INFORMATION PROVIDED:
* * * *
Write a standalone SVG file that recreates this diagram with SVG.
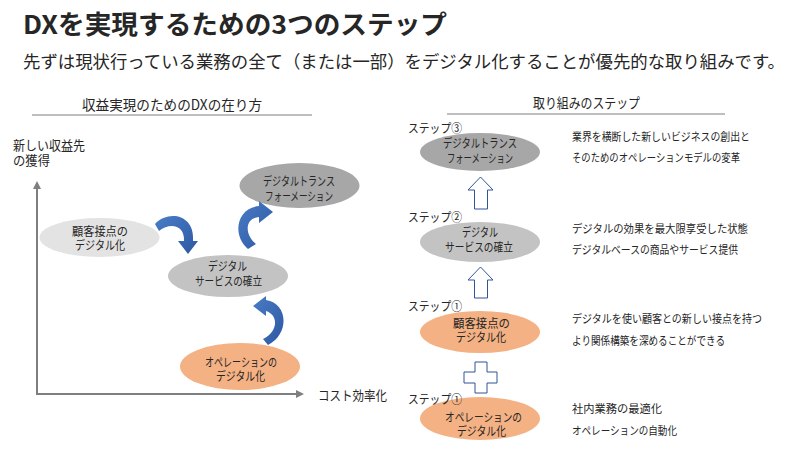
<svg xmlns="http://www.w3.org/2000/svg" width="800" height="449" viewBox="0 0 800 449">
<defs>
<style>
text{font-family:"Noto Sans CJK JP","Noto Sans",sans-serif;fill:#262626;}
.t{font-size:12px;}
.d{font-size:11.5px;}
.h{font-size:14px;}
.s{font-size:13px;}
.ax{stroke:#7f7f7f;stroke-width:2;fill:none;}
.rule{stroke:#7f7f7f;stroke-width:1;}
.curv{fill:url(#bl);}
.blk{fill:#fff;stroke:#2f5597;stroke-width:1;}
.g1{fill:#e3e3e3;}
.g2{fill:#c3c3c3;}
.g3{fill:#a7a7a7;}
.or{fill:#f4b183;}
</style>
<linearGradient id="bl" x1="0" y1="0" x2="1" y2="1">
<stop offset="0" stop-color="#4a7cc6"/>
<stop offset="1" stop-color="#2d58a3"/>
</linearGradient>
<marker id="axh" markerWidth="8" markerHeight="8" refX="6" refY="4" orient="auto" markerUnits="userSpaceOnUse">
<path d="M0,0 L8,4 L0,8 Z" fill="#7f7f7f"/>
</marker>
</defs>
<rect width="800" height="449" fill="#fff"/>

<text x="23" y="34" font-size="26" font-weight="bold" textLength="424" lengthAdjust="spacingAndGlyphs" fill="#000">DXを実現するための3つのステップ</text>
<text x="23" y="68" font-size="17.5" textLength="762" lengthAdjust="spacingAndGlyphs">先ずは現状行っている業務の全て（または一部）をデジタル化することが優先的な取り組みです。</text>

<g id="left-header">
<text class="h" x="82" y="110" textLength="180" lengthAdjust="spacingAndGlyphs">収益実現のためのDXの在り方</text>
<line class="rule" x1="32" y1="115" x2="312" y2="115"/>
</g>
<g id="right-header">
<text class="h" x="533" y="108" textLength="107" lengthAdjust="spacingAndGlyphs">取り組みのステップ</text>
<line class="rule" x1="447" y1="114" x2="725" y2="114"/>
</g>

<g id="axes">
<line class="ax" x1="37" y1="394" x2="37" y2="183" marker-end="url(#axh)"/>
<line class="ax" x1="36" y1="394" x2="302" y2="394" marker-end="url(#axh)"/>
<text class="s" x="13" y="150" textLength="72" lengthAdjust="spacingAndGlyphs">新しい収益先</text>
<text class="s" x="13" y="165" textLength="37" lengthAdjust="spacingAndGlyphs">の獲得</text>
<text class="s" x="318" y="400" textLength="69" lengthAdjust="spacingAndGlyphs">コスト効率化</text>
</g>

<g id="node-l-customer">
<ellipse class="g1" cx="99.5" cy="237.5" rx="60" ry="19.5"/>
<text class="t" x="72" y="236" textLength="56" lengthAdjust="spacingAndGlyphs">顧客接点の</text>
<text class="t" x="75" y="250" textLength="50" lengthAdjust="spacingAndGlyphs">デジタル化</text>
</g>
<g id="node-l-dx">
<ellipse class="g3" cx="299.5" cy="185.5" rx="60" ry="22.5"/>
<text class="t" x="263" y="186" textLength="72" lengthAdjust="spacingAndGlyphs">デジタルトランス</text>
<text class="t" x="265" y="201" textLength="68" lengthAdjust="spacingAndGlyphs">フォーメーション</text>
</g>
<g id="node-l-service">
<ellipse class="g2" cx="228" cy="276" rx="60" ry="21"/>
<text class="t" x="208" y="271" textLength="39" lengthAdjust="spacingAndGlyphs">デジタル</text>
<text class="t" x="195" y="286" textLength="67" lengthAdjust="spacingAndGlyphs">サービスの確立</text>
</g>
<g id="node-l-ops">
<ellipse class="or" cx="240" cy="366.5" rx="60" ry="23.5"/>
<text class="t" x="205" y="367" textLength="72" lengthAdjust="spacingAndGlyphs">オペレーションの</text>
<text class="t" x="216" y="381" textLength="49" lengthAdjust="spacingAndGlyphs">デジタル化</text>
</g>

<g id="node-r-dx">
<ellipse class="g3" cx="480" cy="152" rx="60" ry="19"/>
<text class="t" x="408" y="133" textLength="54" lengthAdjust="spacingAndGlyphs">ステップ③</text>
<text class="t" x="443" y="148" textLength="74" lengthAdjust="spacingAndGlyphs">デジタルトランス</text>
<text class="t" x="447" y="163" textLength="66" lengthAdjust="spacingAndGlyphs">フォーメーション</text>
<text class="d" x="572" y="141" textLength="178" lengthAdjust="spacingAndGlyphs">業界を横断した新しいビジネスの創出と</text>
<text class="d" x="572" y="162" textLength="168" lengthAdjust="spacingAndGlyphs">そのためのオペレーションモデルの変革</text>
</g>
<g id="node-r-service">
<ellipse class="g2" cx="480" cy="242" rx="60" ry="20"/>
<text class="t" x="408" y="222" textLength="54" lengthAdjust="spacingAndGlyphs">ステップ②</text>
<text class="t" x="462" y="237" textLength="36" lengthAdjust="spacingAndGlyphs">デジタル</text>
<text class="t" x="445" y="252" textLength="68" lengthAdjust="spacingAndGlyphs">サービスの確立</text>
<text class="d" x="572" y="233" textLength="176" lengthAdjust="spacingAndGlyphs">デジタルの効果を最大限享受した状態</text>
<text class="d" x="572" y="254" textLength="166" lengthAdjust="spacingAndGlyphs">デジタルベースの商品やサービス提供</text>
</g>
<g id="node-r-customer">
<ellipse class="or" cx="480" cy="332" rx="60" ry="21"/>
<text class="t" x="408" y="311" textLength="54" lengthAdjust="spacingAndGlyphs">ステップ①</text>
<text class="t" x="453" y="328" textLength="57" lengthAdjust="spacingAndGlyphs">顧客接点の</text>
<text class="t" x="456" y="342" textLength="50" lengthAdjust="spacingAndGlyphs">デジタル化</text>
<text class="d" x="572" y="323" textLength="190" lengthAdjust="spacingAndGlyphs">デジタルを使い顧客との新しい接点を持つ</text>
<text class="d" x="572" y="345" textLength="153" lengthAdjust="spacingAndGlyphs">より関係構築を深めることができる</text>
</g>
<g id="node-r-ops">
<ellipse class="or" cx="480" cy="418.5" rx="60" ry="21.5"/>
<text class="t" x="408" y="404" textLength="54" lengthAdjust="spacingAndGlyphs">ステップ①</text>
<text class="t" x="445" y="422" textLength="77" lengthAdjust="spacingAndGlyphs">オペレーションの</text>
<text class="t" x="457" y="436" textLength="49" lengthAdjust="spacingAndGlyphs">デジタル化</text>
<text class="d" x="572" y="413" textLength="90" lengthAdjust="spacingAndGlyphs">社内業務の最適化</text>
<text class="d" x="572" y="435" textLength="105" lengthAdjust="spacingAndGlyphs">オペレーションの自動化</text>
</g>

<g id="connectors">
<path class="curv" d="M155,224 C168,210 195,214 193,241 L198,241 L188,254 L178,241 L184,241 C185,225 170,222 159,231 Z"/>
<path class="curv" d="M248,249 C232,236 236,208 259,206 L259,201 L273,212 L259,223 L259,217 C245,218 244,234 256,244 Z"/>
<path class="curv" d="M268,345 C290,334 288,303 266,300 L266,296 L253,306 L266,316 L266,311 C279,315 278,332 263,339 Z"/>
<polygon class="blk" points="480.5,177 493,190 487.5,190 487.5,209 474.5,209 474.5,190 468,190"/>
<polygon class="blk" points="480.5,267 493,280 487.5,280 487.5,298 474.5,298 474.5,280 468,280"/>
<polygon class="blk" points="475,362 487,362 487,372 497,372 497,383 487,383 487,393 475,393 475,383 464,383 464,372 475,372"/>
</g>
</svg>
* * * *
EXERCISE DIRECTIONS: Copy the whole of the material above exactly, but not its images.

SOLUTION:
Write a standalone SVG file that recreates this diagram with SVG.
<svg xmlns="http://www.w3.org/2000/svg" width="800" height="449" viewBox="0 0 800 449">
<defs>
<style>
text{font-family:"Noto Sans CJK JP","Noto Sans",sans-serif;fill:#262626;}
.t{font-size:12px;}
.d{font-size:11.5px;}
.h{font-size:14px;}
.s{font-size:13px;}
.ax{stroke:#7f7f7f;stroke-width:2;fill:none;}
.rule{stroke:#7f7f7f;stroke-width:1;}
.curv{fill:url(#bl);}
.blk{fill:#fff;stroke:#2f5597;stroke-width:1;}
.g1{fill:#e3e3e3;}
.g2{fill:#c3c3c3;}
.g3{fill:#a7a7a7;}
.or{fill:#f4b183;}
</style>
<linearGradient id="bl" x1="0" y1="0" x2="1" y2="1">
<stop offset="0" stop-color="#4a7cc6"/>
<stop offset="1" stop-color="#2d58a3"/>
</linearGradient>
<marker id="axh" markerWidth="8" markerHeight="8" refX="6" refY="4" orient="auto" markerUnits="userSpaceOnUse">
<path d="M0,0 L8,4 L0,8 Z" fill="#7f7f7f"/>
</marker>
</defs>
<rect width="800" height="449" fill="#fff"/>

<text x="23" y="34" font-size="26" font-weight="bold" textLength="424" lengthAdjust="spacingAndGlyphs" fill="#000">DXを実現するための3つのステップ</text>
<text x="23" y="68" font-size="17.5" textLength="762" lengthAdjust="spacingAndGlyphs">先ずは現状行っている業務の全て（または一部）をデジタル化することが優先的な取り組みです。</text>

<g id="left-header">
<text class="h" x="82" y="110" textLength="180" lengthAdjust="spacingAndGlyphs">収益実現のためのDXの在り方</text>
<line class="rule" x1="32" y1="115" x2="312" y2="115"/>
</g>
<g id="right-header">
<text class="h" x="533" y="108" textLength="107" lengthAdjust="spacingAndGlyphs">取り組みのステップ</text>
<line class="rule" x1="447" y1="114" x2="725" y2="114"/>
</g>

<g id="axes">
<line class="ax" x1="37" y1="394" x2="37" y2="183" marker-end="url(#axh)"/>
<line class="ax" x1="36" y1="394" x2="302" y2="394" marker-end="url(#axh)"/>
<text class="s" x="13" y="150" textLength="72" lengthAdjust="spacingAndGlyphs">新しい収益先</text>
<text class="s" x="13" y="165" textLength="37" lengthAdjust="spacingAndGlyphs">の獲得</text>
<text class="s" x="318" y="400" textLength="69" lengthAdjust="spacingAndGlyphs">コスト効率化</text>
</g>

<g id="node-l-customer">
<ellipse class="g1" cx="99.5" cy="237.5" rx="60" ry="19.5"/>
<text class="t" x="72" y="236" textLength="56" lengthAdjust="spacingAndGlyphs">顧客接点の</text>
<text class="t" x="75" y="250" textLength="50" lengthAdjust="spacingAndGlyphs">デジタル化</text>
</g>
<g id="node-l-dx">
<ellipse class="g3" cx="299.5" cy="185.5" rx="60" ry="22.5"/>
<text class="t" x="263" y="186" textLength="72" lengthAdjust="spacingAndGlyphs">デジタルトランス</text>
<text class="t" x="265" y="201" textLength="68" lengthAdjust="spacingAndGlyphs">フォーメーション</text>
</g>
<g id="node-l-service">
<ellipse class="g2" cx="228" cy="276" rx="60" ry="21"/>
<text class="t" x="208" y="271" textLength="39" lengthAdjust="spacingAndGlyphs">デジタル</text>
<text class="t" x="195" y="286" textLength="67" lengthAdjust="spacingAndGlyphs">サービスの確立</text>
</g>
<g id="node-l-ops">
<ellipse class="or" cx="240" cy="366.5" rx="60" ry="23.5"/>
<text class="t" x="205" y="367" textLength="72" lengthAdjust="spacingAndGlyphs">オペレーションの</text>
<text class="t" x="216" y="381" textLength="49" lengthAdjust="spacingAndGlyphs">デジタル化</text>
</g>

<g id="node-r-dx">
<ellipse class="g3" cx="480" cy="152" rx="60" ry="19"/>
<text class="t" x="408" y="133" textLength="54" lengthAdjust="spacingAndGlyphs">ステップ③</text>
<text class="t" x="443" y="148" textLength="74" lengthAdjust="spacingAndGlyphs">デジタルトランス</text>
<text class="t" x="447" y="163" textLength="66" lengthAdjust="spacingAndGlyphs">フォーメーション</text>
<text class="d" x="572" y="141" textLength="178" lengthAdjust="spacingAndGlyphs">業界を横断した新しいビジネスの創出と</text>
<text class="d" x="572" y="162" textLength="168" lengthAdjust="spacingAndGlyphs">そのためのオペレーションモデルの変革</text>
</g>
<g id="node-r-service">
<ellipse class="g2" cx="480" cy="242" rx="60" ry="20"/>
<text class="t" x="408" y="222" textLength="54" lengthAdjust="spacingAndGlyphs">ステップ②</text>
<text class="t" x="462" y="237" textLength="36" lengthAdjust="spacingAndGlyphs">デジタル</text>
<text class="t" x="445" y="252" textLength="68" lengthAdjust="spacingAndGlyphs">サービスの確立</text>
<text class="d" x="572" y="233" textLength="176" lengthAdjust="spacingAndGlyphs">デジタルの効果を最大限享受した状態</text>
<text class="d" x="572" y="254" textLength="166" lengthAdjust="spacingAndGlyphs">デジタルベースの商品やサービス提供</text>
</g>
<g id="node-r-customer">
<ellipse class="or" cx="480" cy="332" rx="60" ry="21"/>
<text class="t" x="408" y="311" textLength="54" lengthAdjust="spacingAndGlyphs">ステップ①</text>
<text class="t" x="453" y="328" textLength="57" lengthAdjust="spacingAndGlyphs">顧客接点の</text>
<text class="t" x="456" y="342" textLength="50" lengthAdjust="spacingAndGlyphs">デジタル化</text>
<text class="d" x="572" y="323" textLength="190" lengthAdjust="spacingAndGlyphs">デジタルを使い顧客との新しい接点を持つ</text>
<text class="d" x="572" y="345" textLength="153" lengthAdjust="spacingAndGlyphs">より関係構築を深めることができる</text>
</g>
<g id="node-r-ops">
<ellipse class="or" cx="480" cy="418.5" rx="60" ry="21.5"/>
<text class="t" x="408" y="404" textLength="54" lengthAdjust="spacingAndGlyphs">ステップ①</text>
<text class="t" x="445" y="422" textLength="77" lengthAdjust="spacingAndGlyphs">オペレーションの</text>
<text class="t" x="457" y="436" textLength="49" lengthAdjust="spacingAndGlyphs">デジタル化</text>
<text class="d" x="572" y="413" textLength="90" lengthAdjust="spacingAndGlyphs">社内業務の最適化</text>
<text class="d" x="572" y="435" textLength="105" lengthAdjust="spacingAndGlyphs">オペレーションの自動化</text>
</g>

<g id="connectors">
<path class="curv" d="M155,224 C168,210 195,214 193,241 L198,241 L188,254 L178,241 L184,241 C185,225 170,222 159,231 Z"/>
<path class="curv" d="M248,249 C232,236 236,208 259,206 L259,201 L273,212 L259,223 L259,217 C245,218 244,234 256,244 Z"/>
<path class="curv" d="M268,345 C290,334 288,303 266,300 L266,296 L253,306 L266,316 L266,311 C279,315 278,332 263,339 Z"/>
<polygon class="blk" points="480.5,177 493,190 487.5,190 487.5,209 474.5,209 474.5,190 468,190"/>
<polygon class="blk" points="480.5,267 493,280 487.5,280 487.5,298 474.5,298 474.5,280 468,280"/>
<polygon class="blk" points="475,362 487,362 487,372 497,372 497,383 487,383 487,393 475,393 475,383 464,383 464,372 475,372"/>
</g>
</svg>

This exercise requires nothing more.